Unless you have a burning desire for type hackery, I would stick with simple approaches as in gasche’s suggestion. Where you rely on properties that are not convenient to express in OCaml’s type system, consider simply writing a predicate and asserting it.

1 Like

Of course, I forgot to mention it, but the best way to fix your problem is obviously to allow function declarations within function declarations :slight_smile:

3 Likes

You’re rigth. I forgot to read that @perry is a relative newcomer and only focus in the fact he finds the solution to split his definitions an “ugly way”. You’re solution will be easier to use in practice.

1 Like

Well for a newcomer @perry has a surprisingly elaborate view of the tradeoffs there and already a good feeling for polymorphic variants, so I wouldn’t worry about accidental harm to innocent bystanders. It’s more that for newcomers and experts alike I think that we should remember that simple is good.

(We often say that there are three stages with language features: first you know about them, then you learn how to use them, then you learn how not to use them.)

3 Likes

I’d like to have the type system give stronger assurances that if a parse tree can be expressed, it is valid.

This is really tough to do in the general case. It is possible to abuse GADTs to express properties such as well-typedness and well-scopedness at the type level, but for real languages this becomes rather ugly and hard to understand.

Oh, I don’t want to fully express that. That would be hard (and might even be impossible without dependent types.) I’d just like to have as much reasonable assurance as possible. Doing this fully would indeed require far more type hackery than I’m interested in.

What I don’t like about the “simple” approach, among other things, is that it requires that I write redundant code in a few places, but I think from a pragmatic point of view either that or the polymorphic variants approach with tight type annotations is going to be sanest. Of those two, the former is probably more to my taste but I may experiment with both just to get a feel for the styles.

I’m new to OCaml but not to programming, or even functional programming.

And thank you all for the advice, it is very much appreciated.

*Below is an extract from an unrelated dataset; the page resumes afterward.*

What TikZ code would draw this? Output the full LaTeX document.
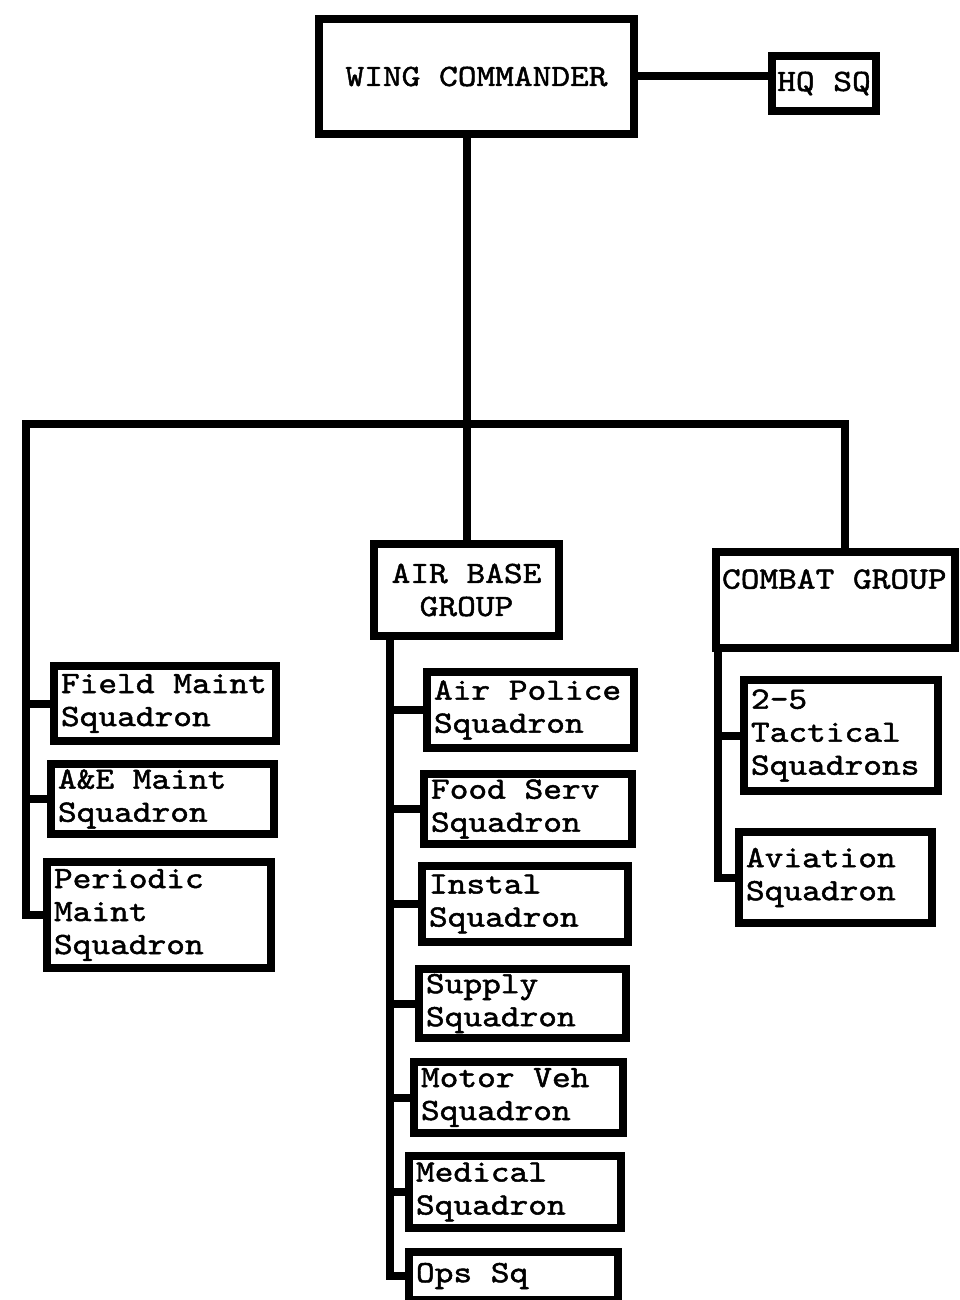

That would be hard (and might even be impossible without dependent types.)

It is possible, and may even make for a good exercise if you are interested in learning to program with GADTs. I don’t think it’s a great idea to do a compiler that way though.

1 Like

Can you expand on this? I’m interested in hearing about your experiences.

As exercises I’ve written toy compiler passes which use GADTs to express various well-formedness properties of their output. The result was that I learned a lot about how to program effectively with GADTs, which was nice.

Unfortunately the actual programming sucked. Working with clever GADTs involves paying close attention to rather tedious issues to do with encoding the information you want at the type level; verbose annotations, trivial wrapper datatypes, re-implementing basic data structures with the type-level information that you need added, etc. Error messages are awful and the code becomes both harder to read and less valuable in terms of understanding the problem being solved when you do read it.

Since writing a compiler is enough fun already, I would use more straightforward methods.

1 Like

You can take a look to the tagless final method which can give you a different way to structure your type.